* WORK TO BE COMPLETED
Pictures aside, quote the whole listing exactly.

begin

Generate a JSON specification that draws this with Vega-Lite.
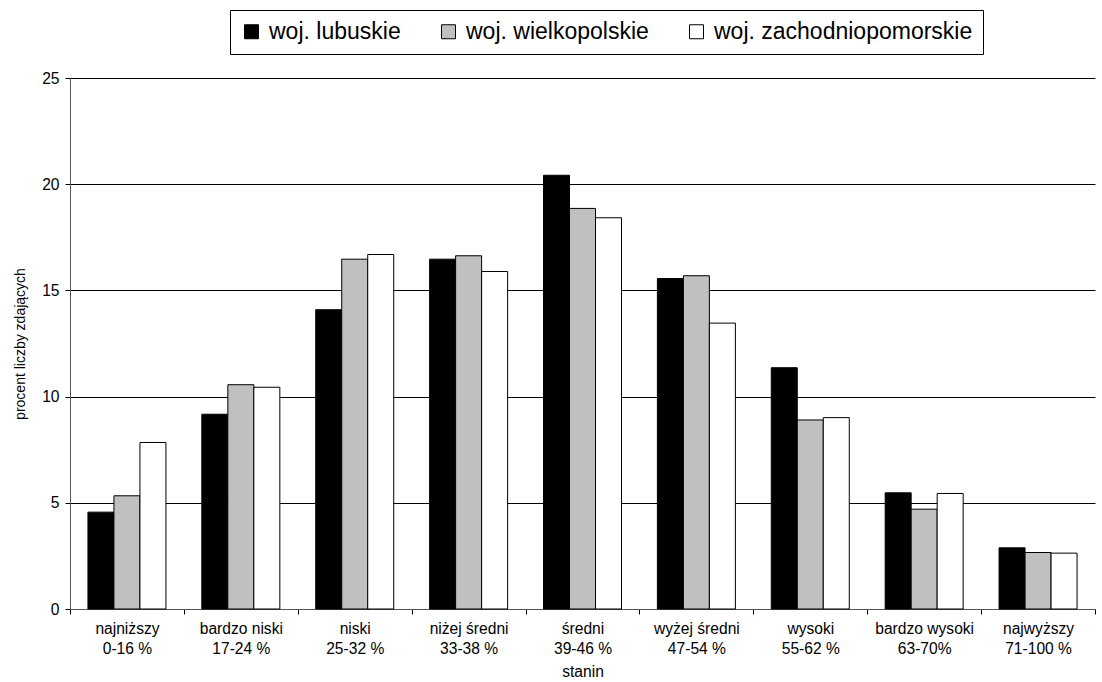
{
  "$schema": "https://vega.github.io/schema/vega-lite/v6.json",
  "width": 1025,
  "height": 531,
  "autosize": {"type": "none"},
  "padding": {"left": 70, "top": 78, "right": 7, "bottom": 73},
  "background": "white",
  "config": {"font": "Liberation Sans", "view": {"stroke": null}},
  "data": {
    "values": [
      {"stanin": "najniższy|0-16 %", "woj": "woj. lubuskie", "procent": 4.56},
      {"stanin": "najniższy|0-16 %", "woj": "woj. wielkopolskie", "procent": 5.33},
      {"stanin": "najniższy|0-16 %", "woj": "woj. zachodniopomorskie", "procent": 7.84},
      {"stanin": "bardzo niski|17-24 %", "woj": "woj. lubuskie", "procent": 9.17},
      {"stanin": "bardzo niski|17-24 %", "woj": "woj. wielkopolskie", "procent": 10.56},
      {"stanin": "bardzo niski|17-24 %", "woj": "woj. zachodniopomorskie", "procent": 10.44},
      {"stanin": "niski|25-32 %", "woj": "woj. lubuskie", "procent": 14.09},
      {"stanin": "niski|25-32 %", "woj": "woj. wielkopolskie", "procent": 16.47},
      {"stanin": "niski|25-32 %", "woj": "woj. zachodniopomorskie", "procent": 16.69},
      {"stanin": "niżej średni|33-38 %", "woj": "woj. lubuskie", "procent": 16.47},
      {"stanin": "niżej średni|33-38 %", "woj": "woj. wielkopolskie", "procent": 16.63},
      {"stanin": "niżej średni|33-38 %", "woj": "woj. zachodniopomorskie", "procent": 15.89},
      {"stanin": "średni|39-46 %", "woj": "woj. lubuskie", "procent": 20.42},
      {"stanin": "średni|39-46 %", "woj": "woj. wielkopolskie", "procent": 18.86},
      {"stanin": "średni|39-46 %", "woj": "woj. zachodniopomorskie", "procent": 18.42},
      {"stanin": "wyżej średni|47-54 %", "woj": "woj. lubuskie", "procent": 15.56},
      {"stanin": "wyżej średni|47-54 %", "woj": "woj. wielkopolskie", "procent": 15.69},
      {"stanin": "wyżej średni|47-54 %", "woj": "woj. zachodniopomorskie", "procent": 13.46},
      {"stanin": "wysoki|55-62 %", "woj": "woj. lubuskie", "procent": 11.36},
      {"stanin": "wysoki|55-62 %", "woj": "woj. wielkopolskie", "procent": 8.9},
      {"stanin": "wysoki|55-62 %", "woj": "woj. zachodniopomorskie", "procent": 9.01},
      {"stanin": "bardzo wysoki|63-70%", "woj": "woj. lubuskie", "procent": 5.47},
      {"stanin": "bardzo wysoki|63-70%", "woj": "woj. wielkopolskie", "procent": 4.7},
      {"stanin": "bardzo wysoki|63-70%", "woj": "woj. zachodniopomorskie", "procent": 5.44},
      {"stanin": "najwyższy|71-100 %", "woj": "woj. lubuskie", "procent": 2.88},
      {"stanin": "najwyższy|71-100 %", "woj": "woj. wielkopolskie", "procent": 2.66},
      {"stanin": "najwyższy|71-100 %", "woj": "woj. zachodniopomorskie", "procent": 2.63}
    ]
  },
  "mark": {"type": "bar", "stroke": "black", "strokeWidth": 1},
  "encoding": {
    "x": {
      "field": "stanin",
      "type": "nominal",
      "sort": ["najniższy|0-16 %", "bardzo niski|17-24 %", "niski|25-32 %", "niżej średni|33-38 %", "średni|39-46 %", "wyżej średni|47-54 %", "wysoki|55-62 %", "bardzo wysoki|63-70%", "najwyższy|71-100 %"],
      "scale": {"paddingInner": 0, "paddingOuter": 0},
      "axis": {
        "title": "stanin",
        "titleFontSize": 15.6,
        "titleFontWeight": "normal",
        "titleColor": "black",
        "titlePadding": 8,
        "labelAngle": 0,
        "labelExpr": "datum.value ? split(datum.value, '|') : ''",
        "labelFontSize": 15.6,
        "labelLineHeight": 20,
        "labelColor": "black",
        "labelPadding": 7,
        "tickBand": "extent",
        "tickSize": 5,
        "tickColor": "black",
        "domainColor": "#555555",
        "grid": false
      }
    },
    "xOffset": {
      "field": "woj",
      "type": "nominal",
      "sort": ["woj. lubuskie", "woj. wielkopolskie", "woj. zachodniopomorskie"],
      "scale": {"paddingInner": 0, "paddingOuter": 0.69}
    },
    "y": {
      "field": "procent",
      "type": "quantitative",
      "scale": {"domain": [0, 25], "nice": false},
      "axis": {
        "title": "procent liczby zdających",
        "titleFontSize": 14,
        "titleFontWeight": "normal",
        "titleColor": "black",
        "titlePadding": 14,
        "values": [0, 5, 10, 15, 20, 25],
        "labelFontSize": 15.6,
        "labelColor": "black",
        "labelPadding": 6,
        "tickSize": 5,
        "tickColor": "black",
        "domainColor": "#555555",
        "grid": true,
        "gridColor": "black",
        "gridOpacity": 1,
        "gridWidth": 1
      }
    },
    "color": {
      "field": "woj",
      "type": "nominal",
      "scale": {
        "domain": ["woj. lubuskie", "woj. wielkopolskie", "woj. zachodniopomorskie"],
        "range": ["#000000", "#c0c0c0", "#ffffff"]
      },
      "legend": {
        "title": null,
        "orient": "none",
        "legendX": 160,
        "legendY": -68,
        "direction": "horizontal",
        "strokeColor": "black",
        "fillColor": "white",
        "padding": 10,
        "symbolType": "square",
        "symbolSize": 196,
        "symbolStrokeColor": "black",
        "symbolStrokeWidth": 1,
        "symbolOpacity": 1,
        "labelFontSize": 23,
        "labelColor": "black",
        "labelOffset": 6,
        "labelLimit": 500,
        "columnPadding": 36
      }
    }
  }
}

end

* WRITTEN ANSWER
Generate a JSON specification that draws this with Vega-Lite.
{
  "$schema": "https://vega.github.io/schema/vega-lite/v6.json",
  "width": 1025,
  "height": 531,
  "autosize": {"type": "none"},
  "padding": {"left": 70, "top": 78, "right": 7, "bottom": 73},
  "background": "white",
  "config": {"font": "Liberation Sans", "view": {"stroke": null}},
  "data": {
    "values": [
      {"stanin": "najniższy|0-16 %", "woj": "woj. lubuskie", "procent": 4.56},
      {"stanin": "najniższy|0-16 %", "woj": "woj. wielkopolskie", "procent": 5.33},
      {"stanin": "najniższy|0-16 %", "woj": "woj. zachodniopomorskie", "procent": 7.84},
      {"stanin": "bardzo niski|17-24 %", "woj": "woj. lubuskie", "procent": 9.17},
      {"stanin": "bardzo niski|17-24 %", "woj": "woj. wielkopolskie", "procent": 10.56},
      {"stanin": "bardzo niski|17-24 %", "woj": "woj. zachodniopomorskie", "procent": 10.44},
      {"stanin": "niski|25-32 %", "woj": "woj. lubuskie", "procent": 14.09},
      {"stanin": "niski|25-32 %", "woj": "woj. wielkopolskie", "procent": 16.47},
      {"stanin": "niski|25-32 %", "woj": "woj. zachodniopomorskie", "procent": 16.69},
      {"stanin": "niżej średni|33-38 %", "woj": "woj. lubuskie", "procent": 16.47},
      {"stanin": "niżej średni|33-38 %", "woj": "woj. wielkopolskie", "procent": 16.63},
      {"stanin": "niżej średni|33-38 %", "woj": "woj. zachodniopomorskie", "procent": 15.89},
      {"stanin": "średni|39-46 %", "woj": "woj. lubuskie", "procent": 20.42},
      {"stanin": "średni|39-46 %", "woj": "woj. wielkopolskie", "procent": 18.86},
      {"stanin": "średni|39-46 %", "woj": "woj. zachodniopomorskie", "procent": 18.42},
      {"stanin": "wyżej średni|47-54 %", "woj": "woj. lubuskie", "procent": 15.56},
      {"stanin": "wyżej średni|47-54 %", "woj": "woj. wielkopolskie", "procent": 15.69},
      {"stanin": "wyżej średni|47-54 %", "woj": "woj. zachodniopomorskie", "procent": 13.46},
      {"stanin": "wysoki|55-62 %", "woj": "woj. lubuskie", "procent": 11.36},
      {"stanin": "wysoki|55-62 %", "woj": "woj. wielkopolskie", "procent": 8.9},
      {"stanin": "wysoki|55-62 %", "woj": "woj. zachodniopomorskie", "procent": 9.01},
      {"stanin": "bardzo wysoki|63-70%", "woj": "woj. lubuskie", "procent": 5.47},
      {"stanin": "bardzo wysoki|63-70%", "woj": "woj. wielkopolskie", "procent": 4.7},
      {"stanin": "bardzo wysoki|63-70%", "woj": "woj. zachodniopomorskie", "procent": 5.44},
      {"stanin": "najwyższy|71-100 %", "woj": "woj. lubuskie", "procent": 2.88},
      {"stanin": "najwyższy|71-100 %", "woj": "woj. wielkopolskie", "procent": 2.66},
      {"stanin": "najwyższy|71-100 %", "woj": "woj. zachodniopomorskie", "procent": 2.63}
    ]
  },
  "mark": {"type": "bar", "stroke": "black", "strokeWidth": 1},
  "encoding": {
    "x": {
      "field": "stanin",
      "type": "nominal",
      "sort": ["najniższy|0-16 %", "bardzo niski|17-24 %", "niski|25-32 %", "niżej średni|33-38 %", "średni|39-46 %", "wyżej średni|47-54 %", "wysoki|55-62 %", "bardzo wysoki|63-70%", "najwyższy|71-100 %"],
      "scale": {"paddingInner": 0, "paddingOuter": 0},
      "axis": {
        "title": "stanin",
        "titleFontSize": 15.6,
        "titleFontWeight": "normal",
        "titleColor": "black",
        "titlePadding": 8,
        "labelAngle": 0,
        "labelExpr": "datum.value ? split(datum.value, '|') : ''",
        "labelFontSize": 15.6,
        "labelLineHeight": 20,
        "labelColor": "black",
        "labelPadding": 7,
        "tickBand": "extent",
        "tickSize": 5,
        "tickColor": "black",
        "domainColor": "#555555",
        "grid": false
      }
    },
    "xOffset": {
      "field": "woj",
      "type": "nominal",
      "sort": ["woj. lubuskie", "woj. wielkopolskie", "woj. zachodniopomorskie"],
      "scale": {"paddingInner": 0, "paddingOuter": 0.69}
    },
    "y": {
      "field": "procent",
      "type": "quantitative",
      "scale": {"domain": [0, 25], "nice": false},
      "axis": {
        "title": "procent liczby zdających",
        "titleFontSize": 14,
        "titleFontWeight": "normal",
        "titleColor": "black",
        "titlePadding": 14,
        "values": [0, 5, 10, 15, 20, 25],
        "labelFontSize": 15.6,
        "labelColor": "black",
        "labelPadding": 6,
        "tickSize": 5,
        "tickColor": "black",
        "domainColor": "#555555",
        "grid": true,
        "gridColor": "black",
        "gridOpacity": 1,
        "gridWidth": 1
      }
    },
    "color": {
      "field": "woj",
      "type": "nominal",
      "scale": {
        "domain": ["woj. lubuskie", "woj. wielkopolskie", "woj. zachodniopomorskie"],
        "range": ["#000000", "#c0c0c0", "#ffffff"]
      },
      "legend": {
        "title": null,
        "orient": "none",
        "legendX": 160,
        "legendY": -68,
        "direction": "horizontal",
        "strokeColor": "black",
        "fillColor": "white",
        "padding": 10,
        "symbolType": "square",
        "symbolSize": 196,
        "symbolStrokeColor": "black",
        "symbolStrokeWidth": 1,
        "symbolOpacity": 1,
        "labelFontSize": 23,
        "labelColor": "black",
        "labelOffset": 6,
        "labelLimit": 500,
        "columnPadding": 36
      }
    }
  }
}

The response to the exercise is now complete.